Stray light in optical systems

Stray light is a general term for all abnormal transmission light in optical systems, all optical systems are affected by stray light to a certain extent, understanding the source of stray light is a necessary measure to design optical systems, according to the stray light analysis results, take corresponding measures to minimize its impact and optimize performance.

Stray light refers to the light that reaches the focal plane of an optical system after passing through the system that is not required by the design, and it is a general term for all non-normal transmitted light in the optical system. All optical systems are affected to some extent by stray light, and the impact on the performance of the optical system varies depending on the system.

For example,

When observing objects with a telescope, stray light can cause unnecessary reflections and create ghost images.

For radiation measurement satellites or other precise space optical systems with high sensitivity requirements, stray light has a significant impact on the system's accuracy.

In devices such as digital cameras, camcorders, and scientific instruments, stray light can interfere with the performance of optical sensors, leading to inaccurate readings or distorted images.

When infrared cameras are in operation, stray light from the system's own infrared radiation can affect the system.

Stray light in spectrometers and other multi spectral measurement devices can cause cross-talk between spectra.

The sources of stray light in optical systems can be divided into the following categories:

1. External light sources: Stray light from external light sources outside the optical system, which may include ambient light, sunlight, artificial light sources, or light leaking through system apertures or holes. These external light sources enter the optical system, causing glare, contrast reduction, and affecting imaging quality.

   

   The effect of external light sources

2. Scatter light: Due to defects in optical components, surface roughness, or other factors causing light to scatter instead of following the expected path, internal scatter light may be generated within the optical system.
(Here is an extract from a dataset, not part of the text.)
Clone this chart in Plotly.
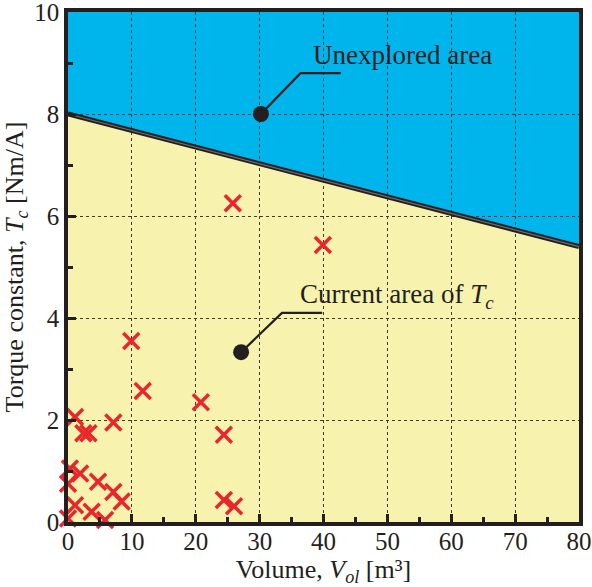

Scatter light can cause blocking glare, reduce contrast, and signal-to-noise ratio.
3. Ghost images: Ghost images are caused by internal reflections within the optical system, where light bounces off optical surfaces multiple times before reaching the detector. These reflections can produce faint duplicate images of the main scene, reducing overall image quality.

   

   Optical system ghost image generation schematic

4. Stray radiation: Stray radiation refers to unwanted electromagnetic radiation (such as infrared or ultraviolet light) that can enter the optical system, interfering with the detector or image formation process. This may result in inaccurate color reproduction, reduced image quality, or other adverse effects.
5. Stray reflection and refraction: Unexpected reflections and refractions from stray objects, edges, or surfaces in the optical path can introduce stray light into the system, producing unnecessary glare, flares, or other artifacts that degrade image quality.
6. Radiation from system components themselves: For example, infrared optical systems themselves can generate infrared radiation, or optical structures with driving systems or other electronic systems can produce thermal radiation when operating for prolonged periods, causing noise on the focal plane due to severe stray light from internal components.

How to reduce?

In modern optical design, stray light analysis has become an important part of optical design work. Understanding the sources of stray light is necessary for designing optical systems to minimize its impact and optimize performance. Based on the results of stray light analysis, appropriate baffles (as shown in Figure 1) can be used in the optical system, and an effective aperture structure can be set up internally to suppress stray light;

Fig1  Optical system with baffle and sunshield

Improving the transmittance of optical elements surface (or reflectivity of mirrors) and black coating the edges (as shown in Figure 2); adding light-absorbing threads on the lens barrels and applying light-absorbing paint (as shown in Figure 3); strategies such as temperature control for infrared optical systems can help reduce the impact of stray light and improve overall image quality.